- Directed by: Ben Sharpsteen
- Produced by: Walt Disney
- Music by: Frank Churchill
- Color process: Technicolor
- Production company: Walt Disney Productions
- Distributed by: United Artists
- Release date: November 30, 1935;
- Country: United States
- Language: English

= Cock o' the Walk (1935 film) =

Cock o' the Walk is a Silly Symphonies animated Disney short film. It was released in 1935.

==Plot==
The titular Cock comes home, a boxing champion laden with golden trophies, and the birds of the fowl run to greet him with a Busby Berkley-esque display.

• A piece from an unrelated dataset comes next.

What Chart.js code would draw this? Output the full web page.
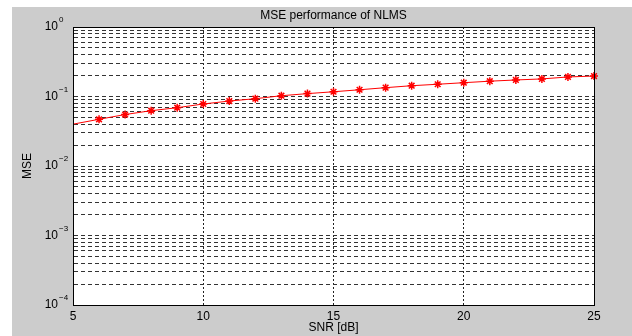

A pretty young Hen is being courted by a young Rooster who gives a crow after a kiss, but her head is turned by the strong, charismatic and confident Cock. They go into a dance with each other, that gets some other types of bird involved into dancing too. The Rooster, furious at his love interest getting taken, challenges the Cock to a fight, and is being soundly beaten until the Hen discovers a photograph of the Cock with a plump hen and multiple chicks, on which is written 'To our Daddy'. She then shoves the paper and slaps the Cock's face for being a cheater, then rushes over to the beaten Rooster. Trying to revive him, she kisses the Rooster, who is so exhilarated by the experience that he gives a mighty crow and roar and beats the Cock without effort, making the Cock land on one of his trophies unconscious. The Rooster and the Hen reconcile with a dance, then after another passionate kiss, the rooster gives another crow.

==Home media==
The short was released on December 19, 2006, on Walt Disney Treasures: More Silly Symphonies, Volume Two.